How does MOQ affect cash flow for small businesses?
MOQ is often the largest cash flow constraint for small product-based businesses. Committing to a full MOQ before validating demand ties up working capital in potentially slow-moving inventory. Strategies to manage MOQ cash flow impact: use purchase financing or inventory financing to spread the cost; negotiate extended payment terms (Net 60 or Net 90) to delay cash outflow; presell the product before ordering to validate demand; or use a crowdfunding platform (Kickstarter, Indiegogo) to generate orders before committing to the MOQ.
Should I always order exactly at the MOQ?
Not necessarily — if your EOQ exceeds the supplier's MOQ, you should order at EOQ (which is larger). If a quantity discount is available at a round number above MOQ, evaluate whether the discount savings outweigh the extra carrying cost. If you have multiple SKUs from the same supplier and one needs more units than another, consider ordering more of the higher-demand SKU to hit a combined order minimum. MOQ is a floor, not an optimal order quantity — always optimize above it based on your economics.

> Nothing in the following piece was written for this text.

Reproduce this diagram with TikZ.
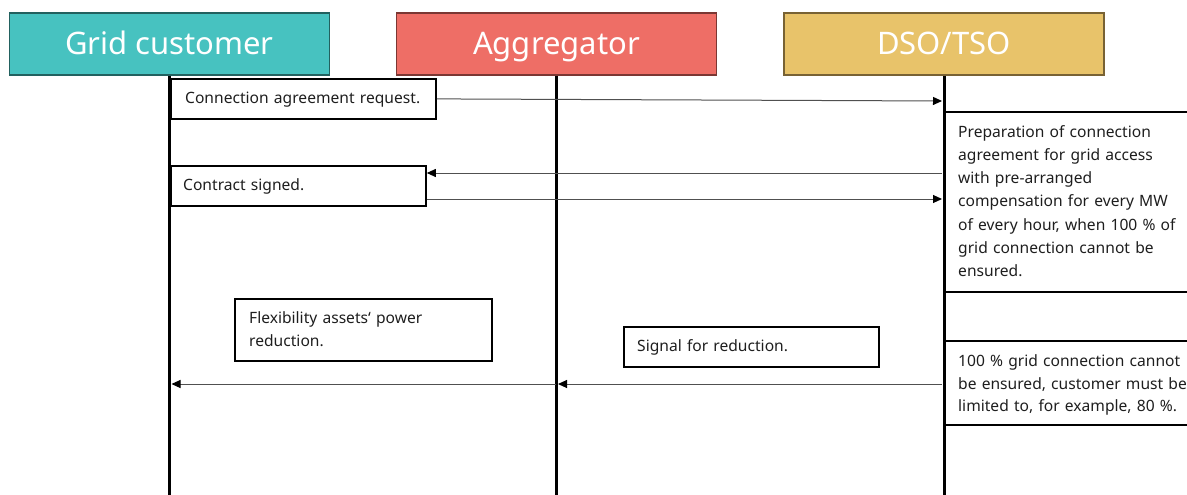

What does MOQ mean in dropshipping?
In dropshipping, MOQ often appears as a supplier requirement for establishing a wholesale relationship or a minimum purchase before dropshipping privileges are activated (a one-time sample purchase, for example). In practice, dropshipping platforms like AliExpress suppliers typically have MOQ of 1 unit for dropshipping orders — making MOQ irrelevant for pure dropshippers. When a dropshipping supplier lists a higher MOQ, it usually means they require you to purchase and hold inventory yourself rather than providing dropship services.
How do I calculate if a MOQ quantity discount is worth taking?
Compare total annual cost at EOQ vs. at the MOQ discount threshold: Total Cost = (Annual demand × Unit cost) + (D/Q × Ordering cost) + (Q/2 × Unit cost × Holding rate). Calculate this for: (1) Order at EOQ with standard price, (2) Order at MOQ discount threshold with discounted price. If the total cost at the discount quantity is lower (despite higher carrying cost), take the discount. Spreadsheet: enter demand, ordering cost, holding rate, standard price, discount price, and discount quantity to compare.
Pro Tip
When evaluating a new supplier with a high MOQ, propose a development order at 20–30% of MOQ quantity at a premium of 10–20% per unit. This tests quality, lead time, and the relationship while limiting risk. If the supplier refuses any flexibility on an initial order, their rigidity on MOQ often signals future inflexibility on other partnership issues — which is valuable information before committing to a full MOQ relationship.
Did you know?
Shein, the ultra-fast fashion brand, has revolutionized the MOQ dynamic in apparel manufacturing. Shein's proprietary supply chain system allows it to test new styles in batches of just 50–100 units — far below traditional factory MOQs of 300–500 pieces. By starting small and reordering only winning styles, Shein achieves an industry-leading hit rate on new styles while dramatically reducing unsold inventory waste. This demand-sensing, micro-MOQ approach is considered one of the key operational innovations that enabled Shein's extraordinary growth.